Suit filed, Chalk’s crash victims request insurance proceeds

January 23, 2006

A lawsuit asking a Miami-Dade Circuit Court to make sure victims of a Chalk’s Ocean Airways crash receive their share of the company’s insurance money, was filed on by relatives of a woman and her infant daughter who were killed when a seaplane crashed into Government Cut off of Miami Beach.

John Ruiz, attorney for plaintiff Kendrick Sherman of Bimini, the Bahamas, told the South Florida Sun-Sentinel he moved quickly to sue because “Chalk’s is on shaky financial ground and the only money victims might have access to is a $50 million insurance policy.

“There’s really not much more in the way of assets,” Ruiz said.

Sherman lost his wife, Sophia, and daughter, Bethany, in the crash off Miami Beach on Dec. 19.

Twenty people died when Bimini-bound Flight 101 plunged into the ocean shortly after taking off from Watson Island in Miami.

According to the wrongful death suit, Chalk’s financial problems in recent years have included $1.5 million in losses in 2001 and 2002 and failed attempts by owner James Confalone, who bought Chalk’s out of bankruptcy in 1999, to sell the airline.
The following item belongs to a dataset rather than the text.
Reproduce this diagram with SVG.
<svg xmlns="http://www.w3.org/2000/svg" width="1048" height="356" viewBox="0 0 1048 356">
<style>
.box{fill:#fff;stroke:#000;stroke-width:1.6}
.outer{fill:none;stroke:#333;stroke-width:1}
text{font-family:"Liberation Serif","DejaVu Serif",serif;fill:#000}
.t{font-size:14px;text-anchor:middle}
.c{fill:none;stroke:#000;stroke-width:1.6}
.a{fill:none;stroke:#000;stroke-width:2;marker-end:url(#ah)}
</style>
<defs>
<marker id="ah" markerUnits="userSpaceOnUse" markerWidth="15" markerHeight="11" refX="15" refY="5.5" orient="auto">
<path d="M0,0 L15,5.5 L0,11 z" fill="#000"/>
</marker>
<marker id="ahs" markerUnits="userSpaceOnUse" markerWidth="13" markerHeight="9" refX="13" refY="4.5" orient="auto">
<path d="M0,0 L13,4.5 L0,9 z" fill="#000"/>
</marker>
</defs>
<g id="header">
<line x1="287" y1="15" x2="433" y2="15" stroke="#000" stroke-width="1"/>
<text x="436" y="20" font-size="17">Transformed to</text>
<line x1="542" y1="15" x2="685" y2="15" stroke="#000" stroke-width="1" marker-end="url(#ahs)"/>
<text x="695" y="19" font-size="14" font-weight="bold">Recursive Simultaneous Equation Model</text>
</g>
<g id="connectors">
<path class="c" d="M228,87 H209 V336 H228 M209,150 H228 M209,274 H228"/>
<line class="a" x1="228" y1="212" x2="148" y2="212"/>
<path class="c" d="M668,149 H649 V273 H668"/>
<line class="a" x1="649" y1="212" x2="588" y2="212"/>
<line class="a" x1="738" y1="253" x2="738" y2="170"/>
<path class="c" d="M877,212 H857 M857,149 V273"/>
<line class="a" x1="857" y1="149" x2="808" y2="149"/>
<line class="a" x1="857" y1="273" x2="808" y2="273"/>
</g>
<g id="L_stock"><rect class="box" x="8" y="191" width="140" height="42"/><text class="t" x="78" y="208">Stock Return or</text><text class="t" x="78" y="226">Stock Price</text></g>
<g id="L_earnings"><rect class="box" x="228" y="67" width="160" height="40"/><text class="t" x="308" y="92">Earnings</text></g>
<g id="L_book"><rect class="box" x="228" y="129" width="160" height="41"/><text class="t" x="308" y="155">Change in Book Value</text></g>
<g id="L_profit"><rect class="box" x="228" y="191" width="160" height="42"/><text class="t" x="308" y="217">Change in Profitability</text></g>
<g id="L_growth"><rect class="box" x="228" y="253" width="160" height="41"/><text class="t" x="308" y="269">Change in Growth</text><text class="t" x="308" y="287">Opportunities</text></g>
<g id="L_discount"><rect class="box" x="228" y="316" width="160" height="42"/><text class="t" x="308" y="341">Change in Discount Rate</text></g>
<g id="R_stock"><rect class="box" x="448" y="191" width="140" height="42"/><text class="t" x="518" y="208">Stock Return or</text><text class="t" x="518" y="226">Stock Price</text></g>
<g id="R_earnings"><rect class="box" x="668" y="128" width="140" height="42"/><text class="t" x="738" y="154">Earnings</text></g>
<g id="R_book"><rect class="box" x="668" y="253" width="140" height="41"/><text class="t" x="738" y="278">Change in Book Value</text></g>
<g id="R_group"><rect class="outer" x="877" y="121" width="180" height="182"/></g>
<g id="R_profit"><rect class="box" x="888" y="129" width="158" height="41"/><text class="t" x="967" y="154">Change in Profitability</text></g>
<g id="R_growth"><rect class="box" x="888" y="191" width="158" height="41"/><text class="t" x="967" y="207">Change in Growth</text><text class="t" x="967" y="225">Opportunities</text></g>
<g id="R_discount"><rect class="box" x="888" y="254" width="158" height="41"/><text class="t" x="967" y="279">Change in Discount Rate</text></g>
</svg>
Ruiz said he thinks the financial value of the airline “is minimal if not nonexistent,” particularly since Chalk’s stopped flying two days after the crash and the Federal Aviation Administration grounded the type of seaplanes Chalk’s flies pending further inspections.
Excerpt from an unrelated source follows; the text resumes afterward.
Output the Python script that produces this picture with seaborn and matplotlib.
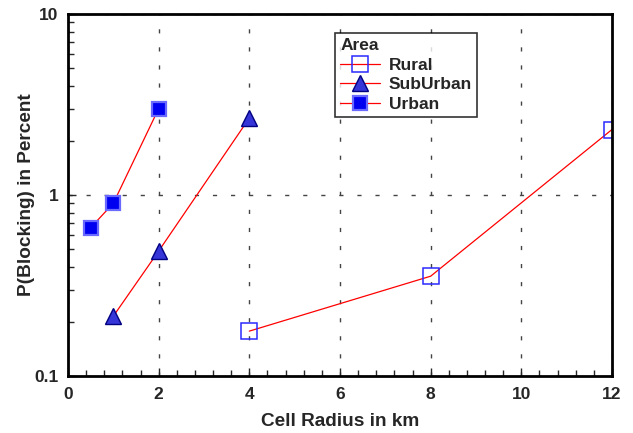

Twelve people on the plane were from Bimini. Although Sherman and his two surviving children are named as plaintiffs, Ruiz represents relatives of six of the Bimini crash victims and the families of two other victims from Bimini verbally agreed to hire him.

“[Sherman] is the representative of the class action,” Ruiz said.
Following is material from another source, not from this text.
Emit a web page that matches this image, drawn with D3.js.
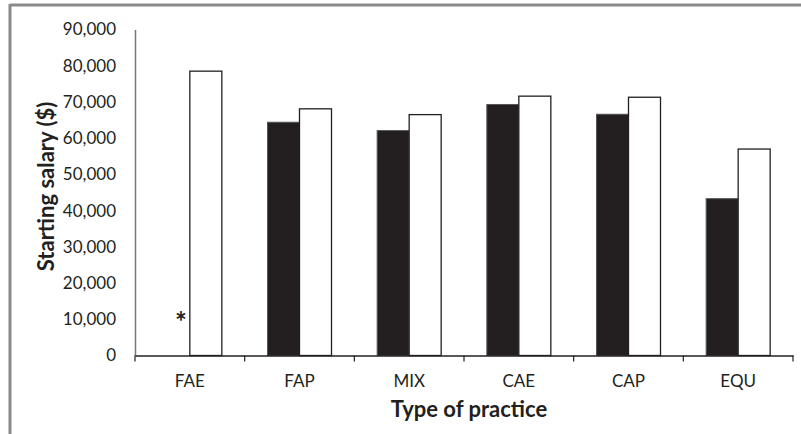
<!DOCTYPE html>
<html><head><meta charset="utf-8">
<script src="https://cdn.jsdelivr.net/npm/d3@7"></script>
<style>body{margin:0;background:#fff}svg{display:block}text{font-family:Lato,"Open Sans",sans-serif;fill:#231f20}</style>
</head><body>
<script>
const categories = ["FAE","FAP","MIX","CAE","CAP","EQU"];
const seriesBlack = [null, 64400, 62100, 69300, 66600, 43300];
const seriesWhite = [78500, 68100, 66500, 71600, 71300, 57000];
const yTicks = [0,10000,20000,30000,40000,50000,60000,70000,80000,90000];

const W=801,H=434;
const svg=d3.select("body").append("svg").attr("width",W).attr("height",H);
// frame
svg.append("line").attr("x1",10).attr("x2",W).attr("y1",5).attr("y2",5).attr("stroke","#8a8a8c").attr("stroke-width",3);
svg.append("line").attr("x1",10).attr("x2",10).attr("y1",4).attr("y2",H).attr("stroke","#8a8a8c").attr("stroke-width",3);

const x0=135,x1=793,yTop=29.5,yBot=355.5;
const x=d3.scaleBand().domain(categories).range([x0,x1]).paddingInner(0).paddingOuter(0);
const y=d3.scaleLinear().domain([0,90000]).range([yBot,yTop]);
const bw=32;

const g=svg.append("g");
categories.forEach((c,i)=>{
  const cx=x(c)+x.bandwidth()/2;
  if(seriesBlack[i]!=null){
    g.append("rect").attr("x",cx-bw).attr("width",bw).attr("y",y(seriesBlack[i])).attr("height",yBot-y(seriesBlack[i]))
     .attr("fill","#231f20").attr("stroke","#555").attr("stroke-width",1);
  } else {
    g.append("text").attr("x",cx-9).attr("y",y(10000)+13).attr("text-anchor","middle").attr("font-size",28).attr("font-weight","bold").text("*");
  }
  g.append("rect").attr("x",cx).attr("width",bw).attr("y",y(seriesWhite[i])).attr("height",yBot-y(seriesWhite[i]))
   .attr("fill","#fff").attr("stroke","#231f20").attr("stroke-width",1.3);
});

// y axis
const ya=svg.append("g").attr("transform",`translate(${x0},0)`).call(d3.axisLeft(y).tickValues(yTicks).tickSize(0).tickPadding(19).tickFormat(d3.format(",")));
ya.select(".domain").attr("stroke","#777").attr("stroke-width",1.5);
ya.selectAll("text").attr("font-size",17).attr("fill","#231f20").style("font-family","Lato");
// x axis
const xa=svg.append("g").attr("transform",`translate(0,${yBot})`).call(d3.axisBottom(x).tickSize(0).tickPadding(19));
xa.select(".domain").attr("stroke","#231f20").attr("stroke-width",1.3);
xa.selectAll("text").attr("font-size",17).attr("fill","#231f20").style("font-family","Lato");
// category boundary ticks
const bounds=categories.map(c=>x(c)).concat([x1]);
svg.append("g").selectAll("line").data(bounds).join("line").attr("x1",d=>d).attr("x2",d=>d).attr("y1",yBot).attr("y2",yBot+6).attr("stroke","#231f20").attr("stroke-width",1.2);

svg.append("text").attr("x",469).attr("y",417).attr("text-anchor","middle").attr("font-size",22).attr("font-weight","bold").text("Type of practice");
svg.append("text").attr("transform",`translate(54,186.5) rotate(-90)`).attr("text-anchor","middle").attr("font-size",22).attr("font-weight","bold").text("Starting salary ($)");
</script>
</body></html>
“He lost his wife and his 16-month-old baby girl. We felt that his claim was the most adequate claim, someone who lost a wife and a child and left two minor children behind.”

Ruiz wants a judge to order that any successful claims against Chalk’s be paid out equitably from the insurance proceeds.

“That would mean that regardless of how much courts award to the passengers’ families in lawsuits involving the crash, each family and its members would get a proportionate share of the $50 million available,” Ruiz told the Sun-Sentinel.

National Transportation Safety Board investigators found a fatigue crack in a wing that separated from the plane before it crashed, but have not determined officially what caused the crash.

The suit alleges that although corrosion was found in the wing of a Chalk’s plane in the early 1990s, the company did not take steps to address the corrosion problem. Such steps would have involved a “rigorous maintenance plan” including X-rays of the wing of the plane that crashed and peeling back the plane’s skin for a detailed inspection.